Over-regulation of chemical risks imposes costs on industry that are unwarranted, thereby weakening global economies and their recovery from the current economic crisis towards long-term sustainability.
Conversely under-regulation leads to health effects for citizens, non-human species and ecosystems.
The most efficient and humane approach is to regulate toxicity as accurately and robustly as possible, for both single substances and mixtures, without relying on costly and invasive mammalian models. This can be achieved by using ultra-high-throughput toxicity testing by innovative laboratory automation to make regulatory systems, premised on 'tolerable risk', more rigorous, precise and predictive than they have ever been.
Delivering such 21st-century science is what the international Consortium for Environmental Omics and Toxicology (CEOT), led by University of Birmingham scientists, is aiming to do, by working in collaboration with governments, industry and non-government organisations around the globe.

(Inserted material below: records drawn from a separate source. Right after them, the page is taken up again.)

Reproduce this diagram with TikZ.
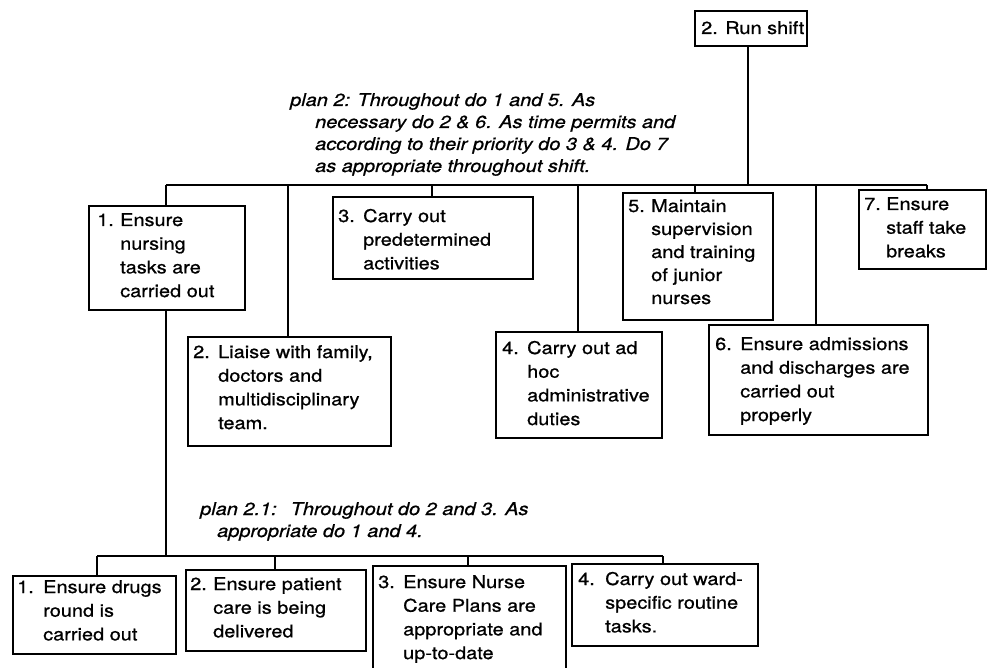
\documentclass[tikz,border=0pt]{standalone}
\usepackage{fontspec}
\setmainfont{TeX Gyre Heros}[FakeStretch=1.14, FakeBold=0.8]

% numbered entry with a hanging indent: number, then lines separated by \\&
\newcommand{\numitem}[3][24pt]{%
  \begin{tabular}[t]{@{}l@{}l@{}}\makebox[#1][l]{#2}&#3\end{tabular}}

\begin{document}
\begin{tikzpicture}[x=1pt,y=-1pt,
  box/.style={draw, line width=2pt, inner sep=0pt, anchor=north west},
  txt/.style={inner sep=0pt, anchor=base west, align=left,
              font=\fontsize{17.5}{23.7}\selectfont},
  plantxt/.style={txt, font=\fontsize{17.5}{22}\selectfont\itshape},
  link/.style={line width=2pt}]
\useasboundingbox (0,0) rectangle (987,668);
\fill[white] (0,0) rectangle (987,668);
\clip (0,0) rectangle (987,668);

% ---- top task ----
\node[box, minimum width=112pt, minimum height=35pt] (root) at (694,10) {};
\node[txt] (root-t) at (701,34) {2. Run shift};

% ---- level 1 subtasks ----
\node[box, minimum width=156pt, minimum height=104pt] (b1) at (88,205) {};
\node[txt] (b1-t) at (97,226) {\numitem[23pt]{1.}{Ensure\\&nursing\\&tasks are\\&carried out}};

\node[box, minimum width=203pt, minimum height=109pt] (b2) at (187,336) {};
\node[txt] (b2-t) at (193,358) {\numitem[25pt]{2.}{Liaise with family,\\&doctors and\\&multidisciplinary\\&team.}};

\node[box, minimum width=200pt, minimum height=82pt] (b3) at (332,196) {};
\node[txt] (b3-t) at (338,222) {\numitem[25pt]{3.}{Carry out\\&predetermined\\&activities}};

\node[box, minimum width=166pt, minimum height=106pt] (b4) at (495,331) {};
\node[txt] (b4-t) at (502,354) {\numitem[25pt]{4.}{Carry out ad\\&hoc\\&administrative\\&duties}};

\node[box, minimum width=150pt, minimum height=127pt] (b5) at (622,192) {};
\node[txt, font=\fontsize{17.5}{23}\selectfont] (b5-t) at (628,212) {\numitem[23pt]{5.}{Maintain\\&supervision\\&and training\\&of junior\\&nurses}};

\node[box, minimum width=219pt, minimum height=110pt] (b6) at (708,324) {};
\node[txt] (b6-t) at (715,350) {\numitem[25pt]{6.}{Ensure admissions\\&and discharges are\\&carried out\\&properly}};

\node[box, minimum width=127pt, minimum height=79pt] (b7) at (858,189) {};
\node[txt] (b7-t) at (864,210) {\numitem[22pt]{7.}{Ensure\\&staff take\\&breaks}};

% ---- level 2 subtasks (under task 1) ----
\node[box, minimum width=163pt, minimum height=78pt] (c1) at (12,575) {};
\node[txt] (c1-t) at (17,593) {\numitem[26pt]{1.}{Ensure drugs\\&round is\\&carried out}};

\node[box, minimum width=180pt, minimum height=81pt] (c2) at (185,569) {};
\node[txt] (c2-t) at (190,590) {\numitem[23pt]{2.}{Ensure patient\\&care is being\\&delivered}};

\node[box, minimum width=193pt, minimum height=125pt] (c3) at (372,565) {};
\node[txt] (c3-t) at (378,588) {\numitem[25pt]{3.}{Ensure Nurse\\&Care Plans are\\&appropriate and\\&up-to-date}};

\node[box, minimum width=186pt, minimum height=82pt] (c4) at (571,563) {};
\node[txt] (c4-t) at (578,585) {\numitem[27pt]{4.}{Carry out ward-\\&specific routine\\&tasks.}};

% ---- plans ----
\node[plantxt] (plan2) at (290,106) {\begin{tabular}[t]{@{}l@{}}plan 2: Throughout do 1 and 5. As\\
  \hspace*{25pt}necessary do 2 \& 6. As time permits and\\
  \hspace*{25pt}according to their priority do 3 \& 4. Do 7\\
  \hspace*{25pt}as appropriate throughout shift.\end{tabular}};

\node[plantxt] (plan21) at (200,515) {\begin{tabular}[t]{@{}l@{}}plan 2.1:\hspace{0.8em}Throughout do 2 and 3. As\\
  \hspace*{17pt}appropriate do 1 and 4.\end{tabular}};

% ---- connectors, level 1 ----
\coordinate (j1) at (166,185);
\coordinate (j2) at (288,185);
\coordinate (j3) at (432,185);
\coordinate (j4) at (578,185);
\coordinate (j5) at (695,185);
\coordinate (j6) at (816,185);
\coordinate (j7) at (927,185);
\draw[link] (root.south -| 748,0) -- (748,185);
\draw[link] (j1) -- (j7);
\foreach \i in {1,...,7} {\draw[link] (j\i) -- (j\i |- b\i.north);}

% ---- connectors, level 2 ----
\coordinate (k1) at (97,556);
\coordinate (k2) at (275,556);
\coordinate (k3) at (468,556);
\coordinate (k4) at (663,556);
\draw[link] (b1.south -| j1) -- (j1 |- k1);
\draw[link] (k1) -- (k4);
\foreach \i in {1,...,4} {\draw[link] (k\i) -- (k\i |- c\i.north);}
\end{tikzpicture}
\end{document}
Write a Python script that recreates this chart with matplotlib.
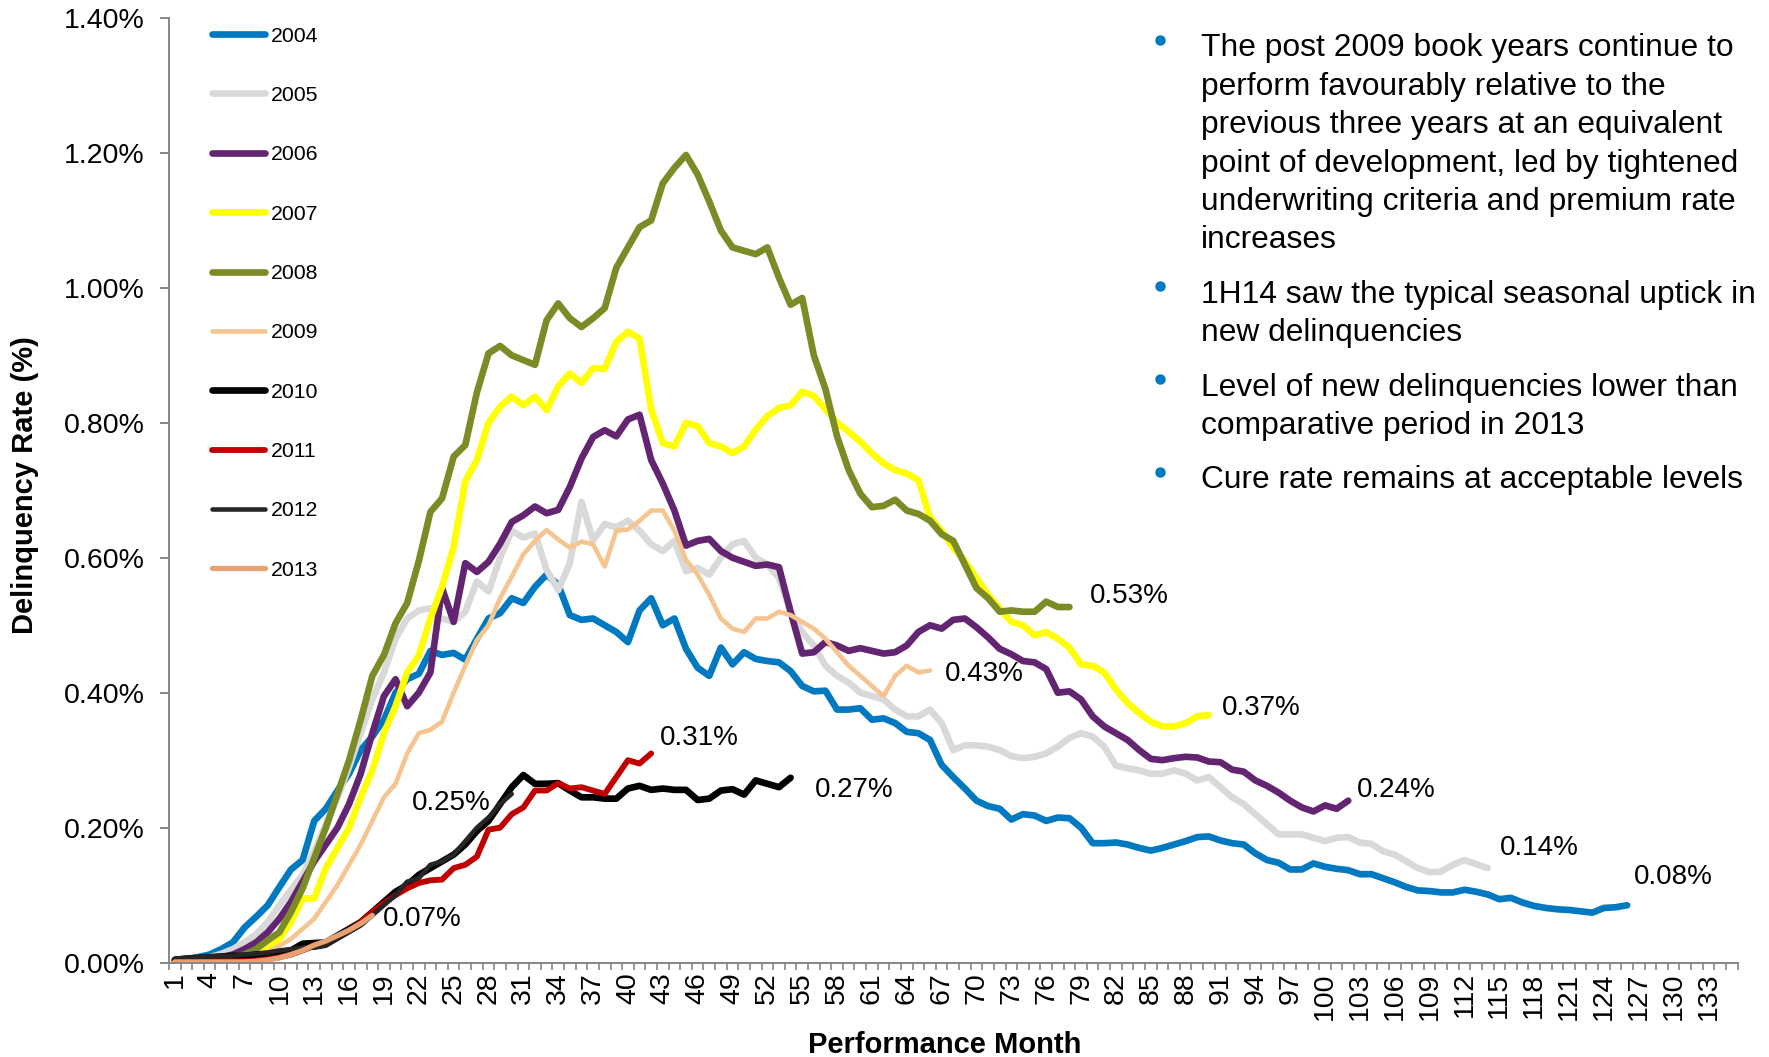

Daphnia shares the largest number of genes with humans from among the other invertebrate model species
The aquatic invertebrate Daphnia (waterflea) plays a fundamental role in detecting toxicity in chemicals in a state-of-the-art laboratory using high-throughput testing, making it possible to identify which compounds that are used in domestic and industrial settings are potentially causing harm to the environment.
Daphnia has a remarkable range of adaptive responses to ecological conditions, and shares the largest number of genes with humans from among the other invertebrate model species.
Birmingham researchers have expertise in developing new techniques for measuring environmental stresses using this organism. The team focuses on Daphnia at a molecular level, studying the gene expression and the metabolism of the organism. When exposed to compounds, Daphnia change, giving an early warning of pollutants in the environment. These stresses on the Daphnia can induce a specific type of signature – the changes in the molecules denote which pollutants are causing stress to the animal.
For ultra-high-throughput testing, the team is developing the databases that will provide the molecular profiles that will indicate which compounds are threats to environmental and human health.